Proof

Let \(P(n)\) be the statement, “it takes \(n-1\) breaks to reduce a \(n\)-square chocolate bar to single squares.”

Base case: Consider \(P(2)\text{.}\) The squares must be arranged into a \(1\times 2\) rectangle, and we require \(2-1 = 1\) breaks to reduce this to single squares.

Inductive case: Fix an arbitrary \(n\ge 2\) and assume \(P(k)\) is true for all \(k \lt n\text{.}\) Consider a \(n\)-square rectangular chocolate bar. Break the bar once along any row or column. This results in two chocolate bars, say of sizes \(a\) and \(b\text{.}\) That is, we have an \(a\)-square rectangular chocolate bar, a \(b\)-square rectangular chocolate bar, and \(a+b = n\text{.}\)

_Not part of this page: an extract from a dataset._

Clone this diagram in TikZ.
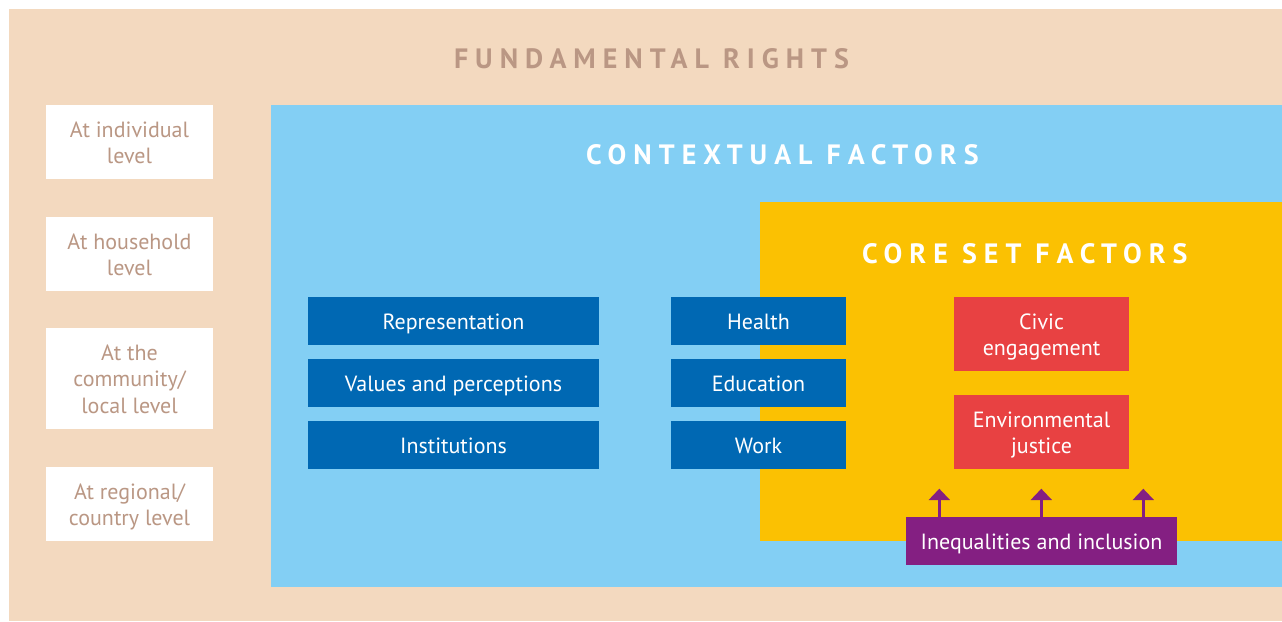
\documentclass[tikz,border=0pt]{standalone}
\usepackage{fontspec}
\setmainfont{PT Sans}
\newfontfamily\titlefont[LetterSpace=25]{PT Sans Bold}
\usetikzlibrary{arrows.meta}
\definecolor{beige}{HTML}{F3D9BF}
\definecolor{brn}{HTML}{BA9784}
\definecolor{ltblue}{HTML}{83CFF4}
\definecolor{coreyellow}{HTML}{FBC102}
\definecolor{dkblue}{HTML}{0068B3}
\definecolor{corered}{HTML}{E84142}
\definecolor{purp}{HTML}{841F82}
\tikzset{
  txt/.style={font=\fontsize{22}{26.6}\selectfont, align=center, text depth=0pt},
  one/.style={text height=16.6pt},
  two/.style={text height=43.2pt},
  three/.style={text height=69.8pt},
  lvl/.style={txt, fill=white, text=brn, minimum width=167pt, minimum height=74pt},
  ctx/.style={txt, fill=dkblue, text=white, minimum height=48pt},
  core/.style={txt, fill=corered, text=white, minimum width=175pt, minimum height=74pt},
  incl/.style={txt, fill=purp, text=white, minimum width=271pt, minimum height=48pt},
  ttl/.style={font=\fontsize{28}{30}\titlefont, anchor=base west},
  parrow/.style={draw=purp, line width=2.7pt, -{Triangle[width=20.7pt,length=11.3pt]}}
}
\begin{document}
\begin{tikzpicture}[x=1pt, y=-1pt, every node/.style={inner sep=0pt, outer sep=0pt}]
\useasboundingbox (0,0) rectangle (1282,621);
\fill[white] (0,0) rectangle (1282,621);
\fill[beige] (9,9) rectangle (1282,621);
\fill[ltblue] (271,105) rectangle (1282,586.7);
\fill[coreyellow] (759.5,201.7) rectangle (1282,540.7);

\node[ttl, text=brn] (fr) at (454,68.3) {FUNDAMENTAL RIGHTS};
\node[ttl, text=white] (cf) at (586,164.3) {CONTEXTUAL FACTORS};
\node[ttl, text=white] (cs) at (862,263) {CORE SET FACTORS};

\node[lvl, two] (ind) at (129.5,142) {At individual\\level};
\node[lvl, two] (hh) at (129.5,254) {At household\\level};
\node[lvl, three, minimum height=101pt] (com) at (129.5,378.5) {At the\\community/\\local level};
\node[lvl, two] (reg) at (129.5,504) {At regional/\\country level};

\node[ctx, one, minimum width=291pt] (rep) at (453.5,321) {Representation};
\node[ctx, one, minimum width=291pt] (val) at (453.5,383) {Values and perceptions};
\node[ctx, one, minimum width=291pt] (ins) at (453.5,445) {Institutions};
\node[ctx, one, minimum width=175pt] (hea) at (758.5,321) {Health};
\node[ctx, one, minimum width=175pt] (edu) at (758.5,383) {Education};
\node[ctx, one, minimum width=175pt] (wor) at (758.5,445) {Work};

\node[core, two] (civ) at (1041.5,334) {Civic\\engagement};
\node[core, two] (env) at (1041.5,432) {Environmental\\justice};

\node[incl, one] (inc) at (1041.5,541) {Inequalities and inclusion};

\coordinate (t1) at (939.3,488.7);
\coordinate (t2) at (1041.3,488.7);
\coordinate (t3) at (1143.3,488.7);
\draw[parrow] (inc.north -| t1) -- (t1);
\draw[parrow] (inc.north -| t2) -- (t2);
\draw[parrow] (inc.north -| t3) -- (t3);
\end{tikzpicture}
\end{document}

We also know that \(a \lt n\) and \(b \lt n\text{,}\) so by our inductive hypothesis, \(P(a)\) and \(P(b)\) are true. To reduce the \(a\)-square bar to single squares takes \(a-1\) breaks; to reduce the \(b\)-square bar to single squares takes \(b-1\) breaks. Doing this results in our original bar being reduced to single squares. All together it took the initial break, plus the \(a-1\) and \(b-1\) breaks, for a total of \(1+a-1+b-1 = a+b-1 = n-1\) breaks. Thus \(P(n)\) is true.

Therefore, by strong induction, \(P(n)\) is true for all \(n \ge 2\text{.}\)